Problem to solve | Copy nothing but the part that opens with the line containing "Output the Python" and closes with the line containing "return (H - B - py) / ph". Do not include pictures.

Material for this exercise |
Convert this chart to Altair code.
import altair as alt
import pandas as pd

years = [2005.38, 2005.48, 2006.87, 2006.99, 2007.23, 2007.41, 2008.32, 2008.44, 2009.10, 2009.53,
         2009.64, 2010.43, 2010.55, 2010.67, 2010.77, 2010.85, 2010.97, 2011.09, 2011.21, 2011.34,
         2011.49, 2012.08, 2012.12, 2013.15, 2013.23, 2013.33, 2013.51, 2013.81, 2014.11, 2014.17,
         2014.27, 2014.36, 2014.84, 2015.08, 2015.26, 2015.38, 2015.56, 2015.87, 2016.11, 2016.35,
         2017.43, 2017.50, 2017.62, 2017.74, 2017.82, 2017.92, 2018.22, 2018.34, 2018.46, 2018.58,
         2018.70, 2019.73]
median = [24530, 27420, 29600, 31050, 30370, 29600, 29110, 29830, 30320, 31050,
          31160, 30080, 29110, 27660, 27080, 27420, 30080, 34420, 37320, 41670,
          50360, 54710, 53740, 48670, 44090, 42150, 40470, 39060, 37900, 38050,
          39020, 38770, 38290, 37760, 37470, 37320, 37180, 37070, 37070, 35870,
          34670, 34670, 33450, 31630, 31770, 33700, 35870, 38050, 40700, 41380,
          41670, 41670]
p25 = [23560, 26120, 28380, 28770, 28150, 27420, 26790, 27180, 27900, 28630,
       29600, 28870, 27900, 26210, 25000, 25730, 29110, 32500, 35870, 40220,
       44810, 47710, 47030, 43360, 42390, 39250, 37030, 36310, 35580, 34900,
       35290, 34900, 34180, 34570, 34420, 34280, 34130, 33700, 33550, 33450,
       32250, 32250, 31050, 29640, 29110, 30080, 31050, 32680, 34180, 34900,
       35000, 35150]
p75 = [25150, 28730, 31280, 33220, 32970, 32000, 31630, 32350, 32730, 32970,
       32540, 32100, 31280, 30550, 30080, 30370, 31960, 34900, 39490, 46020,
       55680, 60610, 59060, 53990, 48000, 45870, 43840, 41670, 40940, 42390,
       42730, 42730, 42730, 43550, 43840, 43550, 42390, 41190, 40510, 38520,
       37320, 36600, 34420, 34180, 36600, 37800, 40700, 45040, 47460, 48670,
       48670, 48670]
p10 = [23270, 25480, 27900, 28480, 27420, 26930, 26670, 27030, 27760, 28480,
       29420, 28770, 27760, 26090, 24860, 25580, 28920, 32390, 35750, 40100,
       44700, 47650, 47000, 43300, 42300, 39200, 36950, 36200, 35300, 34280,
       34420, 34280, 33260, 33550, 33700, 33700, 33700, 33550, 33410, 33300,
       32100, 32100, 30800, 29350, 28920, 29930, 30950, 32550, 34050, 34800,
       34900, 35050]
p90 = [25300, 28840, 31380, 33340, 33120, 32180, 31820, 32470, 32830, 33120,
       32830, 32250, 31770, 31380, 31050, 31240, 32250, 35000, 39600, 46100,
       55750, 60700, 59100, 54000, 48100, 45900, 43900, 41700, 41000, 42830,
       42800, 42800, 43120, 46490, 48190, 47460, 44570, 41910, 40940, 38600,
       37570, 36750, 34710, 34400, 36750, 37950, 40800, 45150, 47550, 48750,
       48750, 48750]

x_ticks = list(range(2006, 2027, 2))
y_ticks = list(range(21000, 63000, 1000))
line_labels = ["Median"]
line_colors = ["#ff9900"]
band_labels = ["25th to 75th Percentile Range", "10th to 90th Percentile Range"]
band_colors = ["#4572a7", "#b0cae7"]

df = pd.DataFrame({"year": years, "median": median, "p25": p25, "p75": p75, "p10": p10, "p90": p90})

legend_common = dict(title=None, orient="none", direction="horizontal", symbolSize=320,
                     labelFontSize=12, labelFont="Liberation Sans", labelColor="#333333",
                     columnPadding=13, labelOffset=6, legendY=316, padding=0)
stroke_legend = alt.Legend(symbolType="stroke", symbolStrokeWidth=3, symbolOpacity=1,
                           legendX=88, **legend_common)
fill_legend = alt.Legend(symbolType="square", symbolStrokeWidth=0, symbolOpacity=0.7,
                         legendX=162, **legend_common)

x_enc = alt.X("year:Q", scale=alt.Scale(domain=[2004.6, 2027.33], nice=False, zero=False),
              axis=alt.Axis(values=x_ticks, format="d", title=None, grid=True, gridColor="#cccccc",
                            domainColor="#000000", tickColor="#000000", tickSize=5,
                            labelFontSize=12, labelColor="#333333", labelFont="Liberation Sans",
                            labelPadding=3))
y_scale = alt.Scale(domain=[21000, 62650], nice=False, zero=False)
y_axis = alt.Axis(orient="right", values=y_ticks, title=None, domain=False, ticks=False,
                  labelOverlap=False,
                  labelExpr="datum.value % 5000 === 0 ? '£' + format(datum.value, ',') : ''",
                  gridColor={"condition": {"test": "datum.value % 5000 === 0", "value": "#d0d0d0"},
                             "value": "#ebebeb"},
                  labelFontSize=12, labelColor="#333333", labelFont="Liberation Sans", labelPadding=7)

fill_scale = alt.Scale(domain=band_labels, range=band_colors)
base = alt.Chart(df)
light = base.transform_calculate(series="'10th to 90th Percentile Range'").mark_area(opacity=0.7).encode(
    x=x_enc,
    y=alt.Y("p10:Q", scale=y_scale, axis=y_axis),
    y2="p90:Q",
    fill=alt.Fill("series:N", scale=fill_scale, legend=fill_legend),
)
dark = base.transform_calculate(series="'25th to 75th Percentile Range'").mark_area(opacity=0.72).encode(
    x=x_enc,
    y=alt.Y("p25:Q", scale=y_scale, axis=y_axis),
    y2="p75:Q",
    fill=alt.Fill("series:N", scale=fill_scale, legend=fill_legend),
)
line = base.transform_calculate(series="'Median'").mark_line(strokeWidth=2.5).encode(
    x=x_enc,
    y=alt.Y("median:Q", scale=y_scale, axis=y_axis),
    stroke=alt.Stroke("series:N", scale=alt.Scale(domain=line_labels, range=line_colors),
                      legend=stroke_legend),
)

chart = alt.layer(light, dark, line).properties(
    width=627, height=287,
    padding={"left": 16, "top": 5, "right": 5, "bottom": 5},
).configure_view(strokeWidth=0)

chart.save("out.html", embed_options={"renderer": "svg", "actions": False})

* * *

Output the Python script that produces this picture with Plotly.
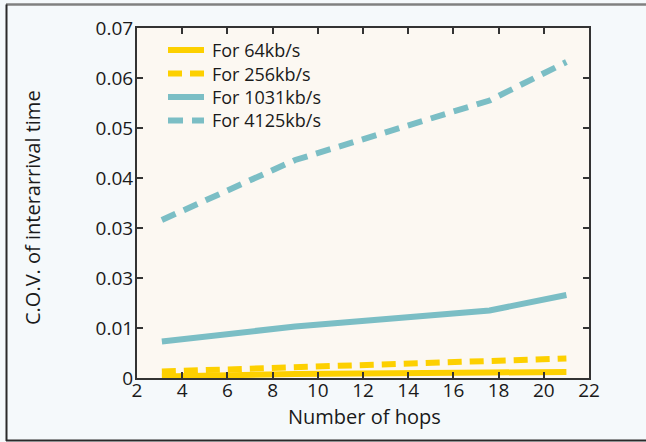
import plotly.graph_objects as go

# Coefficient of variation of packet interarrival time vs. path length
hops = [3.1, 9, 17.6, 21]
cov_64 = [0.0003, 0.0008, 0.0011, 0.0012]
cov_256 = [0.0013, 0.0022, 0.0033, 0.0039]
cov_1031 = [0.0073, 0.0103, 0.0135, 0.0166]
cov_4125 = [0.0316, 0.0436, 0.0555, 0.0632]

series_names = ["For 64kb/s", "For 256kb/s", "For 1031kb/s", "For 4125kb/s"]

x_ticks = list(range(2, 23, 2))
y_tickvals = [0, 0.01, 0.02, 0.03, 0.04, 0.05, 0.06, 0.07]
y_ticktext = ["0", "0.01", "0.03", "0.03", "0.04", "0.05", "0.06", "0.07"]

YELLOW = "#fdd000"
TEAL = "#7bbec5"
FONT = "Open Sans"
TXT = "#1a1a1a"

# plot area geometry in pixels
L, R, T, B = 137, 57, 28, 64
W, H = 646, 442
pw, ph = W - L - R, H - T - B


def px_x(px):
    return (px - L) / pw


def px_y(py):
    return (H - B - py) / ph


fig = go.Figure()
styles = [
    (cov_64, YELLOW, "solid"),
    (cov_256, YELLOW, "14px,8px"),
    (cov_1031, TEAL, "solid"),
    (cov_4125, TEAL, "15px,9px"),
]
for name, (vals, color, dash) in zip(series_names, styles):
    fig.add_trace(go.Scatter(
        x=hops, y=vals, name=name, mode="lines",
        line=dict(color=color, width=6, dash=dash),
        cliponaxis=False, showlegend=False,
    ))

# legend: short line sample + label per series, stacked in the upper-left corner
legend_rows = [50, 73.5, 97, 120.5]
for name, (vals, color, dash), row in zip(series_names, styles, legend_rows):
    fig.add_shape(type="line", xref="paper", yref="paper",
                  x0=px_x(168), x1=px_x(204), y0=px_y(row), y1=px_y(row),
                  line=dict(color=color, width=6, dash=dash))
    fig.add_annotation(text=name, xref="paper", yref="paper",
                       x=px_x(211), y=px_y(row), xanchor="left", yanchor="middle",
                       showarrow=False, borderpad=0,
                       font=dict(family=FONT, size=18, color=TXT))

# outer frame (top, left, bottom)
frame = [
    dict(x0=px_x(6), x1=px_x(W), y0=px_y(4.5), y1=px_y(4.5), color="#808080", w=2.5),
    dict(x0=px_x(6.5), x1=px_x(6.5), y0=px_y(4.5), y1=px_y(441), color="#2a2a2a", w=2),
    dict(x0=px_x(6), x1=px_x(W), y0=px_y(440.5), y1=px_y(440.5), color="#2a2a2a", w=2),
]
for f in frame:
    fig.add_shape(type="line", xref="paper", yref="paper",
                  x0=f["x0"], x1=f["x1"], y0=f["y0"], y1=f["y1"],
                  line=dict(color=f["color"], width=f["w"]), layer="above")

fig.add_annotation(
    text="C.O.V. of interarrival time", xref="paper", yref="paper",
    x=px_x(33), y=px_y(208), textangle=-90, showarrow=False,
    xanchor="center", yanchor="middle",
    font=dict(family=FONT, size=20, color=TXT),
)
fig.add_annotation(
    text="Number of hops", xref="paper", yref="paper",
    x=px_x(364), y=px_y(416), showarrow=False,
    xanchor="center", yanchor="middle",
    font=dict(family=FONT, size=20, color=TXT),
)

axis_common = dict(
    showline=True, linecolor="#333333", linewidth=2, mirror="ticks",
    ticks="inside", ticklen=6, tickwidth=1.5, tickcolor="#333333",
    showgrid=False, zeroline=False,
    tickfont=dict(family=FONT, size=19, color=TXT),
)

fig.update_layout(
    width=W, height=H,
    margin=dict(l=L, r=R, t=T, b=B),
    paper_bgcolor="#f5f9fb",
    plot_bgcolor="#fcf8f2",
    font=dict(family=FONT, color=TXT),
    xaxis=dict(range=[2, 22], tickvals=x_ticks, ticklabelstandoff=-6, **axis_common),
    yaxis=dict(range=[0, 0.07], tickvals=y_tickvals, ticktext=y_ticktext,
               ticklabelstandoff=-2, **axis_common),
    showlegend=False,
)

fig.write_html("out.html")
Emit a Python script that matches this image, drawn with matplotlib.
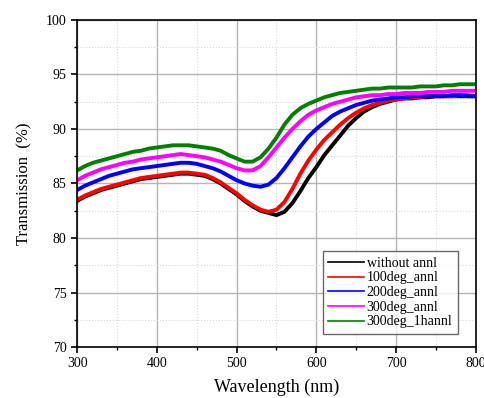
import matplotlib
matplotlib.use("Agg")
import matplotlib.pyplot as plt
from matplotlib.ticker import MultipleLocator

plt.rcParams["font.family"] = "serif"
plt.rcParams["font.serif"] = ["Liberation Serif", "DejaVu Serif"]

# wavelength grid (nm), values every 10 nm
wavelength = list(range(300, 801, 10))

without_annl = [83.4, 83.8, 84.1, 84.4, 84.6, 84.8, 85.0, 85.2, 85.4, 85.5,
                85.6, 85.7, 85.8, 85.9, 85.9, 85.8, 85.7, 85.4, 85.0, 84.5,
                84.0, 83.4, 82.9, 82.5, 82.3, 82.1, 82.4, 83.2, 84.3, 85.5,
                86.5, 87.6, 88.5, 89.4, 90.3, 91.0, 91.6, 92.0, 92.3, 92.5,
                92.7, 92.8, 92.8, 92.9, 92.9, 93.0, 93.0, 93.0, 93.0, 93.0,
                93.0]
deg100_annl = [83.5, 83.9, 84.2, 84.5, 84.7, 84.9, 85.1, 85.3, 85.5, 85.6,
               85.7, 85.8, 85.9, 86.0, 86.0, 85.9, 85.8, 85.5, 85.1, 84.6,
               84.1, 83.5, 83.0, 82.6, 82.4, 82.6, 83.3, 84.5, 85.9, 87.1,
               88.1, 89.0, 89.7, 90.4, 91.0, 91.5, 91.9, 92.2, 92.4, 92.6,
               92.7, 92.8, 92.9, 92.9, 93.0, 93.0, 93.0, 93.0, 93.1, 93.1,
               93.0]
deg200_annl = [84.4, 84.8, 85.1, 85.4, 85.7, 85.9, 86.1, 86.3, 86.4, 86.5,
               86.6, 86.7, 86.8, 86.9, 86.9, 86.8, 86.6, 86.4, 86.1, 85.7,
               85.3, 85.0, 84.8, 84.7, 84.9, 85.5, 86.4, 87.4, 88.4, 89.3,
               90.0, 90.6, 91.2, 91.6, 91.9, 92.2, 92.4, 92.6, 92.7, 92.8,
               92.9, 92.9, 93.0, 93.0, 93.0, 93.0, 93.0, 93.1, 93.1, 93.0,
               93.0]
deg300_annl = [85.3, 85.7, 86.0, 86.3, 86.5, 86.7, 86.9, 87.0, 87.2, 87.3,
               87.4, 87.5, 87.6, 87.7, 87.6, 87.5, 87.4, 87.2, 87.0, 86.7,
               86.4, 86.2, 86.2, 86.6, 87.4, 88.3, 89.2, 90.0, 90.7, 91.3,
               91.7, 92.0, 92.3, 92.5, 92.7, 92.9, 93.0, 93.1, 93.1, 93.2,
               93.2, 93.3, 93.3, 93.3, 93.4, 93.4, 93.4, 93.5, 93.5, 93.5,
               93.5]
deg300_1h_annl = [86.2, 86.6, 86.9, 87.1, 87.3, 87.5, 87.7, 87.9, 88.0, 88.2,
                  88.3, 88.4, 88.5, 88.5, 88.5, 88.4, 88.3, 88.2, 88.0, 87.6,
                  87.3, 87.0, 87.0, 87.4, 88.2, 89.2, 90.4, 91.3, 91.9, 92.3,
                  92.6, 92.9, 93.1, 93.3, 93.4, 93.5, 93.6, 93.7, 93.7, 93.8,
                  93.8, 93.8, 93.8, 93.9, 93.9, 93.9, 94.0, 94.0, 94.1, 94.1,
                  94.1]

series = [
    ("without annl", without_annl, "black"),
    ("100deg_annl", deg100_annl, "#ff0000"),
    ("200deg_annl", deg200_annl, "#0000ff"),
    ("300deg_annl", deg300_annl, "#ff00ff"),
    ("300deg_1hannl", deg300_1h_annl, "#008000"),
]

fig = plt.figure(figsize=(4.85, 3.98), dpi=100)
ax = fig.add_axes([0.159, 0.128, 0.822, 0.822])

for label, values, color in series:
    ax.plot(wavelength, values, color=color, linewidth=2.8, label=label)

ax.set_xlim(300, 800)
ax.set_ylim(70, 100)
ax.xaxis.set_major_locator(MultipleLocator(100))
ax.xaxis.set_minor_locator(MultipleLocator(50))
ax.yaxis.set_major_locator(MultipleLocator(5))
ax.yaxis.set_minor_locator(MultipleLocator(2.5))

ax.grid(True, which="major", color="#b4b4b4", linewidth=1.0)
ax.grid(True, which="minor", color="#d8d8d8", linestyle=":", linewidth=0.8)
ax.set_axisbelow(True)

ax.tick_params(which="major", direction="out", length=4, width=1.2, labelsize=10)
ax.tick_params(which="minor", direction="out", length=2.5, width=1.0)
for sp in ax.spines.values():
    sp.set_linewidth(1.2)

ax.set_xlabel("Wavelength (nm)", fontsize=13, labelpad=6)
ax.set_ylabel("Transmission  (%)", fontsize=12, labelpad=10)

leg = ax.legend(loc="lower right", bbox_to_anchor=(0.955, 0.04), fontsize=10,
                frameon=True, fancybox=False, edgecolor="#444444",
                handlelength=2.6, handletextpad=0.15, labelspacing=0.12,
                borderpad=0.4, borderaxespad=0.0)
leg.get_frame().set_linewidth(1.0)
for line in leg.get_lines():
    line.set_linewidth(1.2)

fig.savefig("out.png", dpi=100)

Answer to the task |
Output the Python script that produces this picture with Plotly.
import plotly.graph_objects as go

# Coefficient of variation of packet interarrival time vs. path length
hops = [3.1, 9, 17.6, 21]
cov_64 = [0.0003, 0.0008, 0.0011, 0.0012]
cov_256 = [0.0013, 0.0022, 0.0033, 0.0039]
cov_1031 = [0.0073, 0.0103, 0.0135, 0.0166]
cov_4125 = [0.0316, 0.0436, 0.0555, 0.0632]

series_names = ["For 64kb/s", "For 256kb/s", "For 1031kb/s", "For 4125kb/s"]

x_ticks = list(range(2, 23, 2))
y_tickvals = [0, 0.01, 0.02, 0.03, 0.04, 0.05, 0.06, 0.07]
y_ticktext = ["0", "0.01", "0.03", "0.03", "0.04", "0.05", "0.06", "0.07"]

YELLOW = "#fdd000"
TEAL = "#7bbec5"
FONT = "Open Sans"
TXT = "#1a1a1a"

# plot area geometry in pixels
L, R, T, B = 137, 57, 28, 64
W, H = 646, 442
pw, ph = W - L - R, H - T - B


def px_x(px):
    return (px - L) / pw


def px_y(py):
    return (H - B - py) / ph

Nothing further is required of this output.